Brief:
Please transcribe the listing below in full and word for word, without its pictures.

-- Begin Given information --

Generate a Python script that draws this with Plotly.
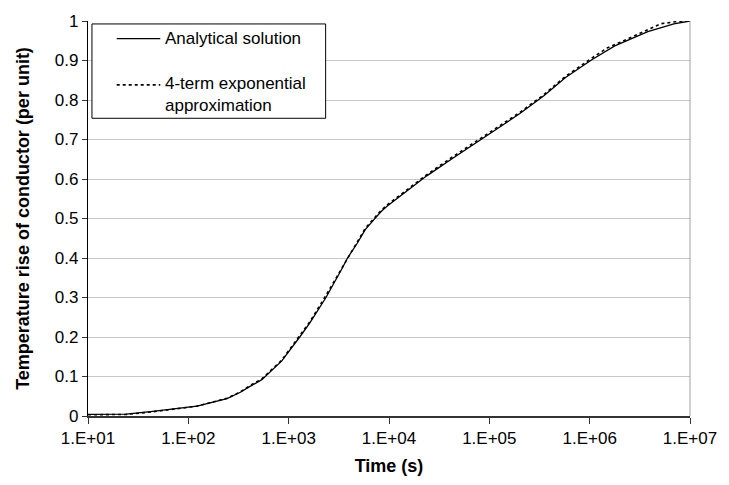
import plotly.graph_objects as go

# Analytical solution (time in s, temperature rise per unit)
analytical_time = [10, 24, 42, 98, 122, 243, 330, 400, 540, 850, 1070, 1290, 1620, 2190, 2355,
                   3300, 3860, 4840, 5800, 7080, 8300, 9550, 14000, 23800, 43600, 83000, 200000,
                   347000, 575000, 1050000, 1780000, 3800000, 6900000, 10000000]
analytical_value = [0.004, 0.005, 0.011, 0.022, 0.025, 0.044, 0.060, 0.073, 0.092, 0.139, 0.172,
                    0.200, 0.235, 0.289, 0.300, 0.367, 0.400, 0.438, 0.472, 0.497, 0.517, 0.531,
                    0.563, 0.608, 0.653, 0.700, 0.765, 0.810, 0.857, 0.902, 0.937, 0.973, 0.993,
                    1.000]

# 4-term exponential approximation
approx_time = [10, 24, 42, 98, 122, 243, 330, 400, 540, 850, 1070, 1290, 1620, 2190, 3300, 4840,
               5800, 7080, 8300, 9550, 14000, 23800, 43600, 83000, 200000, 347000, 575000,
               1050000, 1500000, 2090000, 3270000, 5100000, 7100000, 10000000]
approx_value = [0.003, 0.004, 0.010, 0.021, 0.025, 0.045, 0.061, 0.075, 0.094, 0.141, 0.175,
                0.203, 0.238, 0.292, 0.370, 0.441, 0.475, 0.500, 0.520, 0.534, 0.566, 0.611,
                0.657, 0.703, 0.768, 0.813, 0.860, 0.906, 0.932, 0.948, 0.970, 0.993, 0.998,
                1.000]

x_tickvals = [1e1, 1e2, 1e3, 1e4, 1e5, 1e6, 1e7]
x_ticktext = ["1.E+01", "1.E+02", "1.E+03", "1.E+04", "1.E+05", "1.E+06", "1.E+07"]
y_tickvals = [0, 0.1, 0.2, 0.3, 0.4, 0.5, 0.6, 0.7, 0.8, 0.9, 1.0]
y_ticktext = ["0", "0.1", "0.2", "0.3", "0.4", "0.5", "0.6", "0.7", "0.8", "0.9", "1"]

series_names = ["Analytical solution", "4-term exponential<br>approximation"]

FONT = "Liberation Sans, Arial, sans-serif"

fig = go.Figure()
fig.add_trace(go.Scatter(x=analytical_time, y=analytical_value, mode="lines",
                         name=series_names[0], line=dict(color="black", width=1.3),
                         showlegend=False))
fig.add_trace(go.Scatter(x=approx_time, y=approx_value, mode="lines",
                         name=series_names[1], line=dict(color="black", width=1.6, dash="dot"),
                         showlegend=False))

W, H = 729, 485
ml, mr, mt, mb = 88, 33, 14, 69
pw, ph = W - ml - mr, H - mt - mb

def px(xp):
    return (xp - ml) / pw

def py(yp):
    return (H - mb - yp) / ph

shapes = [
    # right plot-area border
    dict(type="line", xref="paper", yref="paper", x0=1, x1=1, y0=0, y1=1,
         line=dict(color="#a0a0a0", width=1)),
    # legend box
    dict(type="rect", xref="paper", yref="paper", x0=px(92), x1=px(328), y0=py(17), y1=py(113),
         line=dict(color="black", width=1), fillcolor="white", layer="above"),
    dict(type="line", xref="paper", yref="paper", x0=px(117), x1=px(161), y0=py(32), y1=py(32),
         line=dict(color="black", width=1.3), layer="above"),
    dict(type="line", xref="paper", yref="paper", x0=px(117), x1=px(161), y0=py(79), y1=py(79),
         line=dict(color="black", width=1.6, dash="dot"), layer="above"),
]
annotations = [
    dict(xref="paper", yref="paper", x=px(164), y=py(32), text=series_names[0],
         showarrow=False, xanchor="left", yanchor="middle", font=dict(size=17, color="black", family=FONT)),
    dict(xref="paper", yref="paper", x=px(164), y=py(89), text=series_names[1], align="left",
         showarrow=False, xanchor="left", yanchor="middle", font=dict(size=17, color="black", family=FONT)),
]

fig.update_layout(
    width=W, height=H,
    margin=dict(l=ml, r=mr, t=mt, b=mb),
    paper_bgcolor="white", plot_bgcolor="white",
    font=dict(family=FONT, size=17, color="black"),
    shapes=shapes, annotations=annotations,
    xaxis=dict(type="log", range=[1, 7], tickvals=x_tickvals, ticktext=x_ticktext,
               showgrid=False, zeroline=False, showline=True, linecolor="#333333", linewidth=1.6,
               ticks="outside", ticklen=6, tickcolor="#333333",
               tickfont=dict(size=17, family=FONT),
               title=dict(text="<b>Time (s)</b>", font=dict(size=18, family=FONT), standoff=12)),
    yaxis=dict(range=[0, 1], tickvals=y_tickvals, ticktext=y_ticktext,
               showgrid=True, gridcolor="#c8c8c8", gridwidth=1, zeroline=False,
               showline=True, linecolor="black", linewidth=1.3,
               ticks="outside", ticklen=5, tickcolor="#333333",
               tickfont=dict(size=17, family=FONT),
               title=dict(text="<b>Temperature rise of conductor (per unit)</b>",
                          font=dict(size=18, family=FONT), standoff=20)),
)

fig.write_html("out.html")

-- End Given information --

Completed task:
Generate a Python script that draws this with Plotly.
import plotly.graph_objects as go

# Analytical solution (time in s, temperature rise per unit)
analytical_time = [10, 24, 42, 98, 122, 243, 330, 400, 540, 850, 1070, 1290, 1620, 2190, 2355,
                   3300, 3860, 4840, 5800, 7080, 8300, 9550, 14000, 23800, 43600, 83000, 200000,
                   347000, 575000, 1050000, 1780000, 3800000, 6900000, 10000000]
analytical_value = [0.004, 0.005, 0.011, 0.022, 0.025, 0.044, 0.060, 0.073, 0.092, 0.139, 0.172,
                    0.200, 0.235, 0.289, 0.300, 0.367, 0.400, 0.438, 0.472, 0.497, 0.517, 0.531,
                    0.563, 0.608, 0.653, 0.700, 0.765, 0.810, 0.857, 0.902, 0.937, 0.973, 0.993,
                    1.000]

# 4-term exponential approximation
approx_time = [10, 24, 42, 98, 122, 243, 330, 400, 540, 850, 1070, 1290, 1620, 2190, 3300, 4840,
               5800, 7080, 8300, 9550, 14000, 23800, 43600, 83000, 200000, 347000, 575000,
               1050000, 1500000, 2090000, 3270000, 5100000, 7100000, 10000000]
approx_value = [0.003, 0.004, 0.010, 0.021, 0.025, 0.045, 0.061, 0.075, 0.094, 0.141, 0.175,
                0.203, 0.238, 0.292, 0.370, 0.441, 0.475, 0.500, 0.520, 0.534, 0.566, 0.611,
                0.657, 0.703, 0.768, 0.813, 0.860, 0.906, 0.932, 0.948, 0.970, 0.993, 0.998,
                1.000]

x_tickvals = [1e1, 1e2, 1e3, 1e4, 1e5, 1e6, 1e7]
x_ticktext = ["1.E+01", "1.E+02", "1.E+03", "1.E+04", "1.E+05", "1.E+06", "1.E+07"]
y_tickvals = [0, 0.1, 0.2, 0.3, 0.4, 0.5, 0.6, 0.7, 0.8, 0.9, 1.0]
y_ticktext = ["0", "0.1", "0.2", "0.3", "0.4", "0.5", "0.6", "0.7", "0.8", "0.9", "1"]

series_names = ["Analytical solution", "4-term exponential<br>approximation"]

FONT = "Liberation Sans, Arial, sans-serif"

fig = go.Figure()
fig.add_trace(go.Scatter(x=analytical_time, y=analytical_value, mode="lines",
                         name=series_names[0], line=dict(color="black", width=1.3),
                         showlegend=False))
fig.add_trace(go.Scatter(x=approx_time, y=approx_value, mode="lines",
                         name=series_names[1], line=dict(color="black", width=1.6, dash="dot"),
                         showlegend=False))

W, H = 729, 485
ml, mr, mt, mb = 88, 33, 14, 69
pw, ph = W - ml - mr, H - mt - mb

def px(xp):
    return (xp - ml) / pw

def py(yp):
    return (H - mb - yp) / ph

shapes = [
    # right plot-area border
    dict(type="line", xref="paper", yref="paper", x0=1, x1=1, y0=0, y1=1,
         line=dict(color="#a0a0a0", width=1)),
    # legend box
    dict(type="rect", xref="paper", yref="paper", x0=px(92), x1=px(328), y0=py(17), y1=py(113),
         line=dict(color="black", width=1), fillcolor="white", layer="above"),
    dict(type="line", xref="paper", yref="paper", x0=px(117), x1=px(161), y0=py(32), y1=py(32),
         line=dict(color="black", width=1.3), layer="above"),
    dict(type="line", xref="paper", yref="paper", x0=px(117), x1=px(161), y0=py(79), y1=py(79),
         line=dict(color="black", width=1.6, dash="dot"), layer="above"),
]
annotations = [
    dict(xref="paper", yref="paper", x=px(164), y=py(32), text=series_names[0],
         showarrow=False, xanchor="left", yanchor="middle", font=dict(size=17, color="black", family=FONT)),
    dict(xref="paper", yref="paper", x=px(164), y=py(89), text=series_names[1], align="left",
         showarrow=False, xanchor="left", yanchor="middle", font=dict(size=17, color="black", family=FONT)),
]

fig.update_layout(
    width=W, height=H,
    margin=dict(l=ml, r=mr, t=mt, b=mb),
    paper_bgcolor="white", plot_bgcolor="white",
    font=dict(family=FONT, size=17, color="black"),
    shapes=shapes, annotations=annotations,
    xaxis=dict(type="log", range=[1, 7], tickvals=x_tickvals, ticktext=x_ticktext,
               showgrid=False, zeroline=False, showline=True, linecolor="#333333", linewidth=1.6,
               ticks="outside", ticklen=6, tickcolor="#333333",
               tickfont=dict(size=17, family=FONT),
               title=dict(text="<b>Time (s)</b>", font=dict(size=18, family=FONT), standoff=12)),
    yaxis=dict(range=[0, 1], tickvals=y_tickvals, ticktext=y_ticktext,
               showgrid=True, gridcolor="#c8c8c8", gridwidth=1, zeroline=False,
               showline=True, linecolor="black", linewidth=1.3,
               ticks="outside", ticklen=5, tickcolor="#333333",
               tickfont=dict(size=17, family=FONT),
               title=dict(text="<b>Temperature rise of conductor (per unit)</b>",
                          font=dict(size=18, family=FONT), standoff=20)),
)

fig.write_html("out.html")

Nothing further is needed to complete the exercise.